§ **SOURCE EXCERPT**:
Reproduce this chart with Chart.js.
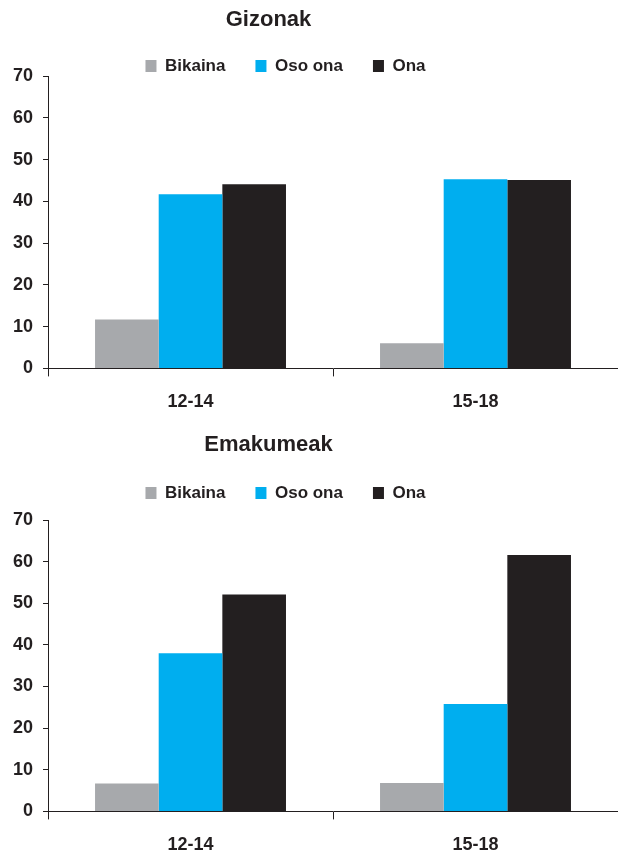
<!DOCTYPE html>
<html>
<head>
<meta charset="utf-8">
<script src="https://cdn.jsdelivr.net/npm/chart.js@4"></script>
<style>
  body { margin: 0; background: #fff; overflow: hidden; }
  canvas { display: block; }
</style>
</head>
<body>
<canvas id="gizonak" width="618" height="428"></canvas>
<canvas id="emakumeak" width="618" height="443"></canvas>
<script>
// Datuak
const categories = ["12-14", "15-18"];
const seriesNames = ["Bikaina", "Oso ona", "Ona"];
const seriesColors = ["#a7a9ac", "#00aeef", "#231f20"];

const gizonakBikaina = [11.7, 6.0];
const gizonakOsoOna = [41.7, 45.3];
const gizonakOna = [44.1, 45.1];

const emakumeakBikaina = [6.7, 6.8];
const emakumeakOsoOna = [38.0, 25.8];
const emakumeakOna = [52.1, 61.6];

const yMax = 70;
const yStep = 10;

const textColor = "#231f20";
const fontFamily = "'Liberation Sans', Arial, sans-serif";

// titulua eta legenda ezkerrerantz mugitu (jatorrizkoan ez daude erdian)
const shiftPlugin = {
  id: "shift",
  afterLayout(chart, args, opts) {
    chart.titleBlock.left += opts.title;
    chart.titleBlock.right += opts.title;
    chart.legend.left += opts.legend;
    chart.legend.right += opts.legend;
  },
};

function makeChart(id, title, values, cfg) {
  const ctx = document.getElementById(id).getContext("2d");
  return new Chart(ctx, {
    type: "bar",
    data: {
      labels: categories,
      datasets: values.map((data, i) => ({
        label: seriesNames[i],
        data: data,
        backgroundColor: seriesColors[i],
        borderWidth: 0,
        categoryPercentage: 0.67,
        barPercentage: 1.0,
      })),
    },
    plugins: [shiftPlugin],
    options: {
      responsive: false,
      animation: false,
      layout: { padding: { left: 3, right: 0, top: 0, bottom: 0 } },
      plugins: {
        shift: { title: -42, legend: -25 },
        title: {
          display: true,
          text: title,
          color: textColor,
          font: { family: fontFamily, size: 22, weight: "bold", lineHeight: 1.2 },
          padding: { top: cfg.titleTop, bottom: cfg.titleBottom },
        },
        // hutsunea legendaren eta grafikoaren artean
        subtitle: {
          display: cfg.spacer > 0,
          text: "",
          weight: 100,
          font: { size: 1, lineHeight: 1 },
          padding: { top: 0, bottom: cfg.spacer - 1 },
        },
        legend: {
          position: "top",
          maxHeight: cfg.legendMax,
          labels: {
            color: textColor,
            font: { family: fontFamily, size: 17, weight: "bold" },
            boxWidth: 11,
            boxHeight: 12,
            padding: 30,
          },
        },
        tooltip: { enabled: false },
      },
      scales: {
        x: {
          offset: true,
          grid: {
            offset: true,
            drawOnChartArea: false,
            tickLength: 8,
            color: textColor,
          },
          border: { color: textColor, width: 1 },
          ticks: {
            color: textColor,
            padding: 15,
            font: { family: fontFamily, size: 18, weight: "bold" },
          },
        },
        y: {
          min: 0,
          max: yMax,
          grid: {
            drawOnChartArea: false,
            tickLength: 5,
            color: textColor,
          },
          border: { color: textColor, width: 1 },
          ticks: {
            stepSize: yStep,
            color: textColor,
            padding: 10,
            font: { family: fontFamily, size: 18, weight: "bold" },
          },
        },
      },
    },
  });
}

makeChart("gizonak", "Gizonak", [gizonakBikaina, gizonakOsoOna, gizonakOna], {
  titleTop: 7,
  titleBottom: -6,
  legendMax: 48.6,
  spacer: 0,
});

makeChart("emakumeak", "Emakumeak", [emakumeakBikaina, emakumeakOsoOna, emakumeakOna], {
  titleTop: 4,
  titleBottom: -3.9,
  legendMax: 0,
  spacer: 8.5,
});
</script>
</body>
</html>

§ **TO BE DONE**: Omitting all pictures, restate exactly the lines of the material from its start through the line that contains "const yStep = 10;".

§ **WRITTEN ANSWER**:
Reproduce this chart with Chart.js.
<!DOCTYPE html>
<html>
<head>
<meta charset="utf-8">
<script src="https://cdn.jsdelivr.net/npm/chart.js@4"></script>
<style>
  body { margin: 0; background: #fff; overflow: hidden; }
  canvas { display: block; }
</style>
</head>
<body>
<canvas id="gizonak" width="618" height="428"></canvas>
<canvas id="emakumeak" width="618" height="443"></canvas>
<script>
// Datuak
const categories = ["12-14", "15-18"];
const seriesNames = ["Bikaina", "Oso ona", "Ona"];
const seriesColors = ["#a7a9ac", "#00aeef", "#231f20"];

const gizonakBikaina = [11.7, 6.0];
const gizonakOsoOna = [41.7, 45.3];
const gizonakOna = [44.1, 45.1];

const emakumeakBikaina = [6.7, 6.8];
const emakumeakOsoOna = [38.0, 25.8];
const emakumeakOna = [52.1, 61.6];

const yMax = 70;
const yStep = 10;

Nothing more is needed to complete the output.